-- WHAT THIS TASK INVOLVES --
Write out each line of the listing as it stands, without the images.

--- BEGIN ---

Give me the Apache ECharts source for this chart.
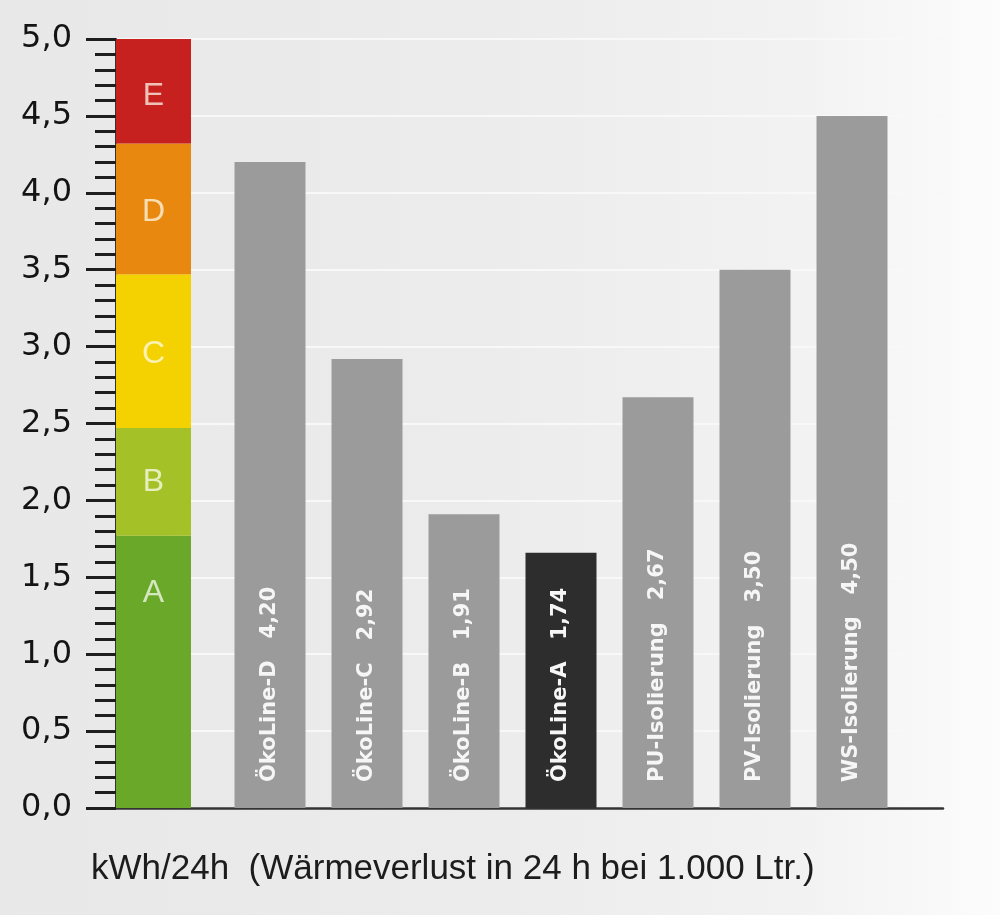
<!DOCTYPE html>
<html>
<head>
<meta charset="utf-8">
<script src="https://cdn.jsdelivr.net/npm/echarts@6/dist/echarts.min.js"></script>
<style>
html, body { margin: 0; padding: 0; }
#main01 { width: 1000px; height: 915px; }
</style>
</head>
<body>
<div id="main01"></div>
<script>
// Produkte und Wärmeverlust (kWh/24h)
var categories = ['ÖkoLine-D', 'ÖkoLine-C', 'ÖkoLine-B', 'ÖkoLine-A', 'PU-Isolierung', 'PV-Isolierung', 'WS-Isolierung'];
var barValues = [4.20, 2.92, 1.91, 1.66, 2.67, 3.50, 4.50];
var barLabels = ['4,20', '2,92', '1,91', '1,74', '2,67', '3,50', '4,50'];

// Effizienzklassen: obere Grenze je Klasse
var classNames = ['A', 'B', 'C', 'D', 'E'];
var classTops = [1.77, 2.47, 3.47, 4.32, 5.0];

var classColors = ['#6aa82a', '#a4c228', '#f4d100', '#e8880e', '#c6211e'];

var myChart = echarts.init(document.getElementById('main01'));

var scaleSeries = classNames.map(function (n, i) {
    var low = i ? classTops[i - 1] : 0;
    var lbl = {
        show: true,
        formatter: n,
        color: 'rgba(255,255,245,0.72)',
        fontSize: 32,
        fontFamily: 'Liberation Sans',
        position: 'inside'
    };
    if (n === 'A') {   // A steht nicht mittig
        lbl.position = ['50%', 57];
        lbl.align = 'center';
        lbl.verticalAlign = 'middle';
    }
    if (n === 'E') lbl.offset = [0, 5];
    if (n === 'D') lbl.offset = [0, 3];
    if (n === 'C') lbl.offset = [0, 3];
    return {
        name: n,
        type: 'bar',
        xAxisIndex: 1,
        yAxisIndex: 1,
        stack: 'scale',
        barWidth: '100%',
        itemStyle: { color: classColors[i] },
        label: lbl,
        data: [+(classTops[i] - low).toFixed(2)]
    };
});

var option = {
    backgroundColor: {
        type: 'linear', x: 0, y: 0, x2: 1, y2: 0,
        colorStops: [
            { offset: 0, color: '#e8e8e8' },
            { offset: 0.5, color: '#ececec' },
            { offset: 0.8, color: '#f2f2f2' },
            { offset: 1, color: '#fcfcfc' }
        ]
    },
    animation: false,
    title: {
        text: 'kWh/24h  (Wärmeverlust in 24 h bei 1.000 Ltr.)',
        left: 91,
        top: 852,
        padding: 0,
        textStyle: {
            color: '#1c1c1c',
            fontSize: 35,
            fontWeight: 'normal',
            fontFamily: 'Liberation Sans'
        }
    },
    grid: [
        { left: 116, right: 57, top: 39, bottom: 107 },   // Rahmen + Achse
        { left: 116, width: 75, top: 39, bottom: 107 },   // Farbskala
        { left: 221.5, width: 679, top: 39, bottom: 107 } // Balken
    ],
    xAxis: [
        {
            gridIndex: 0, type: 'value', min: 0, max: 1,
            axisLine: { show: true, lineStyle: { color: '#333', width: 2.5 } },
            axisTick: { show: false },
            axisLabel: { show: false },
            splitLine: { show: false }
        },
        { gridIndex: 1, type: 'category', data: ['Skala'], show: false },
        { gridIndex: 2, type: 'category', data: categories, show: false }
    ],
    yAxis: [
        {
            gridIndex: 0, type: 'value', min: 0, max: 5, interval: 0.5,
            axisLine: { show: true, lineStyle: { color: '#333', width: 2 } },
            axisTick: { show: true, length: 30, lineStyle: { color: '#1e1e1e', width: 3 } },
            minorTick: { show: true, splitNumber: 5, length: 21, lineStyle: { color: '#1e1e1e', width: 3 } },
            axisLabel: {
                margin: 44,
                color: '#141414',
                fontSize: 32,
                fontFamily: 'DejaVu Sans',
                formatter: function (v) { return v.toFixed(1).replace('.', ','); }
            },
            splitLine: { show: true, lineStyle: { color: '#f8f8f8', width: 2 } }
        },
        { gridIndex: 1, type: 'value', min: 0, max: 5, show: false },
        { gridIndex: 2, type: 'value', min: 0, max: 5, show: false }
    ],
    series: scaleSeries.concat([
        {
            name: 'Wärmeverlust',
            type: 'bar',
            xAxisIndex: 2,
            yAxisIndex: 2,
            barWidth: 71,
            data: barValues.map(function (v, i) {
                return { value: v, itemStyle: { color: i === 3 ? '#2d2d2d' : '#9b9b9b' } };
            }),
            label: {
                show: true,
                position: 'insideBottom',
                distance: 26,
                rotate: 90,
                align: 'left',
                verticalAlign: 'middle',
                color: '#f6f6f6',
                fontSize: 21,
                fontWeight: 'bold',
                fontFamily: 'DejaVu Sans',
                formatter: function (p) {
                    return p.name + '   ' + barLabels[p.dataIndex];
                }
            }
        }
    ])
};

myChart.setOption(option);
</script>
</body>
</html>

--- END ---

-- CORRECT ANSWER --
Give me the Apache ECharts source for this chart.
<!DOCTYPE html>
<html>
<head>
<meta charset="utf-8">
<script src="https://cdn.jsdelivr.net/npm/echarts@6/dist/echarts.min.js"></script>
<style>
html, body { margin: 0; padding: 0; }
#main01 { width: 1000px; height: 915px; }
</style>
</head>
<body>
<div id="main01"></div>
<script>
// Produkte und Wärmeverlust (kWh/24h)
var categories = ['ÖkoLine-D', 'ÖkoLine-C', 'ÖkoLine-B', 'ÖkoLine-A', 'PU-Isolierung', 'PV-Isolierung', 'WS-Isolierung'];
var barValues = [4.20, 2.92, 1.91, 1.66, 2.67, 3.50, 4.50];
var barLabels = ['4,20', '2,92', '1,91', '1,74', '2,67', '3,50', '4,50'];

// Effizienzklassen: obere Grenze je Klasse
var classNames = ['A', 'B', 'C', 'D', 'E'];
var classTops = [1.77, 2.47, 3.47, 4.32, 5.0];

var classColors = ['#6aa82a', '#a4c228', '#f4d100', '#e8880e', '#c6211e'];

var myChart = echarts.init(document.getElementById('main01'));

var scaleSeries = classNames.map(function (n, i) {
    var low = i ? classTops[i - 1] : 0;
    var lbl = {
        show: true,
        formatter: n,
        color: 'rgba(255,255,245,0.72)',
        fontSize: 32,
        fontFamily: 'Liberation Sans',
        position: 'inside'
    };
    if (n === 'A') {   // A steht nicht mittig
        lbl.position = ['50%', 57];
        lbl.align = 'center';
        lbl.verticalAlign = 'middle';
    }
    if (n === 'E') lbl.offset = [0, 5];
    if (n === 'D') lbl.offset = [0, 3];
    if (n === 'C') lbl.offset = [0, 3];
    return {
        name: n,
        type: 'bar',
        xAxisIndex: 1,
        yAxisIndex: 1,
        stack: 'scale',
        barWidth: '100%',
        itemStyle: { color: classColors[i] },
        label: lbl,
        data: [+(classTops[i] - low).toFixed(2)]
    };
});

var option = {
    backgroundColor: {
        type: 'linear', x: 0, y: 0, x2: 1, y2: 0,
        colorStops: [
            { offset: 0, color: '#e8e8e8' },
            { offset: 0.5, color: '#ececec' },
            { offset: 0.8, color: '#f2f2f2' },
            { offset: 1, color: '#fcfcfc' }
        ]
    },
    animation: false,
    title: {
        text: 'kWh/24h  (Wärmeverlust in 24 h bei 1.000 Ltr.)',
        left: 91,
        top: 852,
        padding: 0,
        textStyle: {
            color: '#1c1c1c',
            fontSize: 35,
            fontWeight: 'normal',
            fontFamily: 'Liberation Sans'
        }
    },
    grid: [
        { left: 116, right: 57, top: 39, bottom: 107 },   // Rahmen + Achse
        { left: 116, width: 75, top: 39, bottom: 107 },   // Farbskala
        { left: 221.5, width: 679, top: 39, bottom: 107 } // Balken
    ],
    xAxis: [
        {
            gridIndex: 0, type: 'value', min: 0, max: 1,
            axisLine: { show: true, lineStyle: { color: '#333', width: 2.5 } },
            axisTick: { show: false },
            axisLabel: { show: false },
            splitLine: { show: false }
        },
        { gridIndex: 1, type: 'category', data: ['Skala'], show: false },
        { gridIndex: 2, type: 'category', data: categories, show: false }
    ],
    yAxis: [
        {
            gridIndex: 0, type: 'value', min: 0, max: 5, interval: 0.5,
            axisLine: { show: true, lineStyle: { color: '#333', width: 2 } },
            axisTick: { show: true, length: 30, lineStyle: { color: '#1e1e1e', width: 3 } },
            minorTick: { show: true, splitNumber: 5, length: 21, lineStyle: { color: '#1e1e1e', width: 3 } },
            axisLabel: {
                margin: 44,
                color: '#141414',
                fontSize: 32,
                fontFamily: 'DejaVu Sans',
                formatter: function (v) { return v.toFixed(1).replace('.', ','); }
            },
            splitLine: { show: true, lineStyle: { color: '#f8f8f8', width: 2 } }
        },
        { gridIndex: 1, type: 'value', min: 0, max: 5, show: false },
        { gridIndex: 2, type: 'value', min: 0, max: 5, show: false }
    ],
    series: scaleSeries.concat([
        {
            name: 'Wärmeverlust',
            type: 'bar',
            xAxisIndex: 2,
            yAxisIndex: 2,
            barWidth: 71,
            data: barValues.map(function (v, i) {
                return { value: v, itemStyle: { color: i === 3 ? '#2d2d2d' : '#9b9b9b' } };
            }),
            label: {
                show: true,
                position: 'insideBottom',
                distance: 26,
                rotate: 90,
                align: 'left',
                verticalAlign: 'middle',
                color: '#f6f6f6',
                fontSize: 21,
                fontWeight: 'bold',
                fontFamily: 'DejaVu Sans',
                formatter: function (p) {
                    return p.name + '   ' + barLabels[p.dataIndex];
                }
            }
        }
    ])
};

myChart.setOption(option);
</script>
</body>
</html>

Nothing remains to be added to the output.